* _SET TASK_
Repeat only the lines running from the beginning of the material through the line that contains "const alphaTicks=[0,0.2,0.4,0.6,0.8];".

[start]

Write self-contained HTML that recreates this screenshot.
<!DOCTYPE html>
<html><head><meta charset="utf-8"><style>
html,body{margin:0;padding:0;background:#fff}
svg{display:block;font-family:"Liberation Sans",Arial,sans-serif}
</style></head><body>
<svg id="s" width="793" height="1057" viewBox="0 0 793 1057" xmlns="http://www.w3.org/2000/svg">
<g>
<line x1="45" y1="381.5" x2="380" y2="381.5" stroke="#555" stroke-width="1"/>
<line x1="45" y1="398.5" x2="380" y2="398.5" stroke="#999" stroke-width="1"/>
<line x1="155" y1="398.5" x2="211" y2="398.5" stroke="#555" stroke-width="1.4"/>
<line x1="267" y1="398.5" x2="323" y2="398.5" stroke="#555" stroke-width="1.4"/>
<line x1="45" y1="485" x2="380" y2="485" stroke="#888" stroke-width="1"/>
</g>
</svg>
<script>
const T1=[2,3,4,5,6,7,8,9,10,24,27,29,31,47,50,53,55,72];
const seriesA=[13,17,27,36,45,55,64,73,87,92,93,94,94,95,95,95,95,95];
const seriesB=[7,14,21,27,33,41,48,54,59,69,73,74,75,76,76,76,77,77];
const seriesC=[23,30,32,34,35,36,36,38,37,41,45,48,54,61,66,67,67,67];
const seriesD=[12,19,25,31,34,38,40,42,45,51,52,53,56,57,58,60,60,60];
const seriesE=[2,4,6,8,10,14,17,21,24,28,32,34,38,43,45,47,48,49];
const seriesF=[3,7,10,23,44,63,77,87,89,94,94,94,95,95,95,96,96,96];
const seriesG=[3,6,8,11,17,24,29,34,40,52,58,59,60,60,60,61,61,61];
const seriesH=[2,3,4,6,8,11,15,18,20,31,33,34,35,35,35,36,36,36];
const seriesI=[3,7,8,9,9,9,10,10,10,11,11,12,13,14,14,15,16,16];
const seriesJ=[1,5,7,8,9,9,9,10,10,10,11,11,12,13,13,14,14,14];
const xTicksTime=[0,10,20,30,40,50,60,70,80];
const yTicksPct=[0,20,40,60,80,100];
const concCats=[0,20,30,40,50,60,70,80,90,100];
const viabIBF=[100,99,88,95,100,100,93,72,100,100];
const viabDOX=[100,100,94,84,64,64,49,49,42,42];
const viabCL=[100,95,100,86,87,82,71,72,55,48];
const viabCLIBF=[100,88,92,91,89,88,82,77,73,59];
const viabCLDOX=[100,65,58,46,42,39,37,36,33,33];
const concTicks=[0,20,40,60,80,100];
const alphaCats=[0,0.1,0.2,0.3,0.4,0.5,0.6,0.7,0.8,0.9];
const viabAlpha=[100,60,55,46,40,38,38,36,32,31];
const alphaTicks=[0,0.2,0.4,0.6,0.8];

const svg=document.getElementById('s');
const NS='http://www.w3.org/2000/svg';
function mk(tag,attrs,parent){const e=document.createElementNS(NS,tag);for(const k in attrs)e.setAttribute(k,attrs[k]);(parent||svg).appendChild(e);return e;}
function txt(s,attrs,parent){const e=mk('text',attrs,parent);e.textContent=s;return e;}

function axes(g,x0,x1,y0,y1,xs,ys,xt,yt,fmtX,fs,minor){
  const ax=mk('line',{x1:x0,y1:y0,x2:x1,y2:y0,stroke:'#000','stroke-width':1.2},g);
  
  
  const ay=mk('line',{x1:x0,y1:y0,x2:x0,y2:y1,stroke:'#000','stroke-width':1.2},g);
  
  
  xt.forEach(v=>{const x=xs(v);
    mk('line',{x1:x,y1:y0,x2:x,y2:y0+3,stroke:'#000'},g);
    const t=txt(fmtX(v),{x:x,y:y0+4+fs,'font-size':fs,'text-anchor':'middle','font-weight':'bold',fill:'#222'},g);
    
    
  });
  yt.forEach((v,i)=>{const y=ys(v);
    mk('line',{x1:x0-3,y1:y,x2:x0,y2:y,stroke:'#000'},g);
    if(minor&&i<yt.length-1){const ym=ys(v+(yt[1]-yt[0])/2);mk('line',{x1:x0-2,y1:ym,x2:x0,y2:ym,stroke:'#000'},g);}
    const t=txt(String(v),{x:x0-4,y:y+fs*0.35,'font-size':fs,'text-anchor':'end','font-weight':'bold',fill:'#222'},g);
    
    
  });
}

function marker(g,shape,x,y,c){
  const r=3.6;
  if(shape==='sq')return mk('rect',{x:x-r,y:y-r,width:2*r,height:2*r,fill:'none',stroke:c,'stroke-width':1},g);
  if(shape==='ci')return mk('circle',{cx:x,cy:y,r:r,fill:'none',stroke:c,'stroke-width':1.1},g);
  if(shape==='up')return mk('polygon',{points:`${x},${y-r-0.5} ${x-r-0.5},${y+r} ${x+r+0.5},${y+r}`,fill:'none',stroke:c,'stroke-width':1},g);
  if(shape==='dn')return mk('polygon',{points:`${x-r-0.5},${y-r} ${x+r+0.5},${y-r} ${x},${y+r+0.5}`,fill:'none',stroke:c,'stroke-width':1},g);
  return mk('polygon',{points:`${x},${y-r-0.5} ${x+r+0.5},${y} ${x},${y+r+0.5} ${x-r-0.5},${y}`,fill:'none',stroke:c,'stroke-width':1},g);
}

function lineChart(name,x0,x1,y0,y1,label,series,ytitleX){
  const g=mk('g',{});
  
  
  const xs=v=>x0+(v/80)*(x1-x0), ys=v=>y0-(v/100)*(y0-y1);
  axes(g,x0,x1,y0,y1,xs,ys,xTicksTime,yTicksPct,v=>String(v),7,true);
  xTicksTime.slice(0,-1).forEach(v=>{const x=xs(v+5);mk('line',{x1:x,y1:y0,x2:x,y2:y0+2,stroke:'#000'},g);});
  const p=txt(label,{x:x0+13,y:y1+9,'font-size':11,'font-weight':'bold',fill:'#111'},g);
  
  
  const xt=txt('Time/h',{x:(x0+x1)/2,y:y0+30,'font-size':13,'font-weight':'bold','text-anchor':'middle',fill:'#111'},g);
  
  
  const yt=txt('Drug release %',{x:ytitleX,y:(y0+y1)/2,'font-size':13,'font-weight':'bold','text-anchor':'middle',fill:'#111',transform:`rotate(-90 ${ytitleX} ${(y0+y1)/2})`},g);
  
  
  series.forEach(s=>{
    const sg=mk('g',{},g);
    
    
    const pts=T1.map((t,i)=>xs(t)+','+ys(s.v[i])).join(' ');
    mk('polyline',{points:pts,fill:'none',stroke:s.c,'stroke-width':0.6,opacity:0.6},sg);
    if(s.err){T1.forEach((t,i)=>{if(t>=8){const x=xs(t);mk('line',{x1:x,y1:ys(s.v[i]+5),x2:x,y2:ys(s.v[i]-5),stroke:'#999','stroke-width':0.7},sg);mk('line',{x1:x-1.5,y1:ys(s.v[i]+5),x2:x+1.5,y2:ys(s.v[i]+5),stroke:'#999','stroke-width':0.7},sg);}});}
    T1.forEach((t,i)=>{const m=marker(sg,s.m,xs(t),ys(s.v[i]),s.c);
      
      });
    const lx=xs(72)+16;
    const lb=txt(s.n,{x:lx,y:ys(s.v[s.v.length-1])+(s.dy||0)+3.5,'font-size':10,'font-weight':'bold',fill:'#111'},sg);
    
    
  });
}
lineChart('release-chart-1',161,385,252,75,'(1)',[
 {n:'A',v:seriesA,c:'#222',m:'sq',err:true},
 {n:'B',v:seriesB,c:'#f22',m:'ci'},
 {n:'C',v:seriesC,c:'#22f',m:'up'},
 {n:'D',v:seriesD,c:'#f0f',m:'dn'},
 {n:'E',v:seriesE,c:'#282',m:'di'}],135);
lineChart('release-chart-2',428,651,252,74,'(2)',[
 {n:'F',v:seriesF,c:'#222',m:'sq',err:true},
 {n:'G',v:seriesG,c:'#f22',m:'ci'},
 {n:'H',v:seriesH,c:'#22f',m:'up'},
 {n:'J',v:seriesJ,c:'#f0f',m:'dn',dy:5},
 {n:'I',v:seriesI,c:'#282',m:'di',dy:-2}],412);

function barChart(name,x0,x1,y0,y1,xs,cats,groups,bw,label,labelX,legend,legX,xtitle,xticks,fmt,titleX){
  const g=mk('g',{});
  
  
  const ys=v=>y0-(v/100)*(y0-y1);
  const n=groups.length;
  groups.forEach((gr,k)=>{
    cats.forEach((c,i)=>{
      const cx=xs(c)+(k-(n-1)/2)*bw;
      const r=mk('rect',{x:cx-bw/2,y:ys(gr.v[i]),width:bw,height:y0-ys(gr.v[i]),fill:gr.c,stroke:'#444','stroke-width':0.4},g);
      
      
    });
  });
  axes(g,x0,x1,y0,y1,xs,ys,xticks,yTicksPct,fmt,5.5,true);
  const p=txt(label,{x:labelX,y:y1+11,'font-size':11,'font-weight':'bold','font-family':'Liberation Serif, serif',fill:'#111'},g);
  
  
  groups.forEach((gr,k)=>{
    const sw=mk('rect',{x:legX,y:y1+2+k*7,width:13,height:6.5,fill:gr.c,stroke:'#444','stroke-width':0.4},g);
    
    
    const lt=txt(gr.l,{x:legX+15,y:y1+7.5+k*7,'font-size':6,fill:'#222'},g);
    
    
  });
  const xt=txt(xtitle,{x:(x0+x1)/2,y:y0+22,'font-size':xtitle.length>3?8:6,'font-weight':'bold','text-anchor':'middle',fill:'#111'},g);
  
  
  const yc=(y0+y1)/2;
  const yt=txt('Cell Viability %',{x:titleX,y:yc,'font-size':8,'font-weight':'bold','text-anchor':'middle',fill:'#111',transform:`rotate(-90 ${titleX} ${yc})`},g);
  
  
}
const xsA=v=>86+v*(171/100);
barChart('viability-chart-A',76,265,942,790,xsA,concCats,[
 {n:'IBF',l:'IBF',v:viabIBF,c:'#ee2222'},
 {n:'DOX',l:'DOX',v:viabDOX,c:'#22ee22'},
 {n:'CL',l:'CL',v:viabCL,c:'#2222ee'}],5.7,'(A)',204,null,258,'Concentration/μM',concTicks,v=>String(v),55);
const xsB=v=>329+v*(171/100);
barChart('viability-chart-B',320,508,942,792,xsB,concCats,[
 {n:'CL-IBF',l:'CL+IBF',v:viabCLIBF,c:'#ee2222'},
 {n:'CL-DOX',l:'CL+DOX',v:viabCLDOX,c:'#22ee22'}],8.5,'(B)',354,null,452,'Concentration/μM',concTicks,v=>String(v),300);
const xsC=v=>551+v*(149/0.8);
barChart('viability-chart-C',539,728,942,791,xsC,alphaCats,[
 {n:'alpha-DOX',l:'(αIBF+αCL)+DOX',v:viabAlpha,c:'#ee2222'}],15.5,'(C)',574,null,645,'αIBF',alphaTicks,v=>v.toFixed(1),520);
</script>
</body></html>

[end]

* _REPLY TO THE EXERCISE_
Write self-contained HTML that recreates this screenshot.
<!DOCTYPE html>
<html><head><meta charset="utf-8"><style>
html,body{margin:0;padding:0;background:#fff}
svg{display:block;font-family:"Liberation Sans",Arial,sans-serif}
</style></head><body>
<svg id="s" width="793" height="1057" viewBox="0 0 793 1057" xmlns="http://www.w3.org/2000/svg">
<g>
<line x1="45" y1="381.5" x2="380" y2="381.5" stroke="#555" stroke-width="1"/>
<line x1="45" y1="398.5" x2="380" y2="398.5" stroke="#999" stroke-width="1"/>
<line x1="155" y1="398.5" x2="211" y2="398.5" stroke="#555" stroke-width="1.4"/>
<line x1="267" y1="398.5" x2="323" y2="398.5" stroke="#555" stroke-width="1.4"/>
<line x1="45" y1="485" x2="380" y2="485" stroke="#888" stroke-width="1"/>
</g>
</svg>
<script>
const T1=[2,3,4,5,6,7,8,9,10,24,27,29,31,47,50,53,55,72];
const seriesA=[13,17,27,36,45,55,64,73,87,92,93,94,94,95,95,95,95,95];
const seriesB=[7,14,21,27,33,41,48,54,59,69,73,74,75,76,76,76,77,77];
const seriesC=[23,30,32,34,35,36,36,38,37,41,45,48,54,61,66,67,67,67];
const seriesD=[12,19,25,31,34,38,40,42,45,51,52,53,56,57,58,60,60,60];
const seriesE=[2,4,6,8,10,14,17,21,24,28,32,34,38,43,45,47,48,49];
const seriesF=[3,7,10,23,44,63,77,87,89,94,94,94,95,95,95,96,96,96];
const seriesG=[3,6,8,11,17,24,29,34,40,52,58,59,60,60,60,61,61,61];
const seriesH=[2,3,4,6,8,11,15,18,20,31,33,34,35,35,35,36,36,36];
const seriesI=[3,7,8,9,9,9,10,10,10,11,11,12,13,14,14,15,16,16];
const seriesJ=[1,5,7,8,9,9,9,10,10,10,11,11,12,13,13,14,14,14];
const xTicksTime=[0,10,20,30,40,50,60,70,80];
const yTicksPct=[0,20,40,60,80,100];
const concCats=[0,20,30,40,50,60,70,80,90,100];
const viabIBF=[100,99,88,95,100,100,93,72,100,100];
const viabDOX=[100,100,94,84,64,64,49,49,42,42];
const viabCL=[100,95,100,86,87,82,71,72,55,48];
const viabCLIBF=[100,88,92,91,89,88,82,77,73,59];
const viabCLDOX=[100,65,58,46,42,39,37,36,33,33];
const concTicks=[0,20,40,60,80,100];
const alphaCats=[0,0.1,0.2,0.3,0.4,0.5,0.6,0.7,0.8,0.9];
const viabAlpha=[100,60,55,46,40,38,38,36,32,31];
const alphaTicks=[0,0.2,0.4,0.6,0.8];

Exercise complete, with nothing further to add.